All interest rates are market determined. Interest rates depend on the supply and demand for loanable funds, which the Federal Reserve alters by buying and selling US government securities or mortgage backed securities. By expanding the monetary base, the Federal Reserve put downward pressure on interest rates. In the past year however, the Federal Reserve has not increased the monetary base. A stable monetary base and money supply should keep inflation rates close to zero, which is a good thing for anyone who is trying to save money.

The federal funds rate, which is the rate banks charge for lending reserves to each other, has been largely irrelevant since 2008, because almost all banks have excess reserves and thus do not need to borrow from banks. Nevertheless, it does move with changes in the interest rate the Federal Reserve pays on excess reserves. Since banks must decide how much of their reserve balances to lend, the rate paid on excess reserves will have an effect on the interest rates banks charge for business and consumer loans.

To further increase the federal funds rate in 2016, the Federal Reserve would have to pay a correspondingly higher interest rate on excess reserves, which would likely discourage banks from lending money. For example, to raise the Federal funds rate to 1 percent, they would need to double the rate they pay on excess reserves, and their interest costs would more than double if banks increased their excess reserves in response to the higher interest rate. Holding more excess reserves is a less risky way for banks to earn interest than lending the money to a business or buying Treasury bills.

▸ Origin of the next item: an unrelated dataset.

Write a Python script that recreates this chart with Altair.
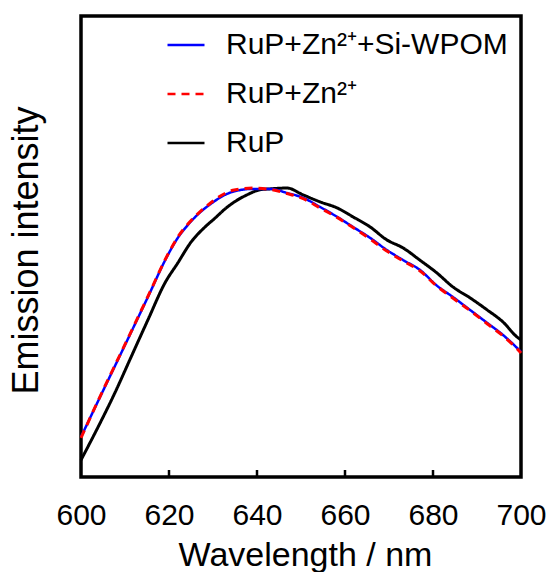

Most other central banks, including the European Central Bank, the Bank of Japan and the Chinese central bank have been increasing the supply of their currencies. This is why the dollar has been rising relative to the value of other currencies and the inflation rate in the US has been close to zero. As long as the Federal Reserve continues its policy of maintaining a stable monetary base, inflation should remain low. With recession looming in many parts of the world and many leading indicators pointing to a recession in the US, no good reason exists for the Federal Reserve to further raise interest rates. The Federal Reserve wants to prevent a recession and has indicated that it would like to see the rate of inflation increase so it is closer to the stated target of 2 percent per year.

Since little or no benefit can come to the Federal Reserve from raising the federal funds rate further, and the costs are substantial both in terms of increased likelihood of recession and reduced net income to return to the Treasury, do not be surprised if the federal funds rate remains stable or even falls in 2016. Although this means Americans will not earn much on their savings accounts, the Fed will at least be doing its part to delay the onset of the next recession.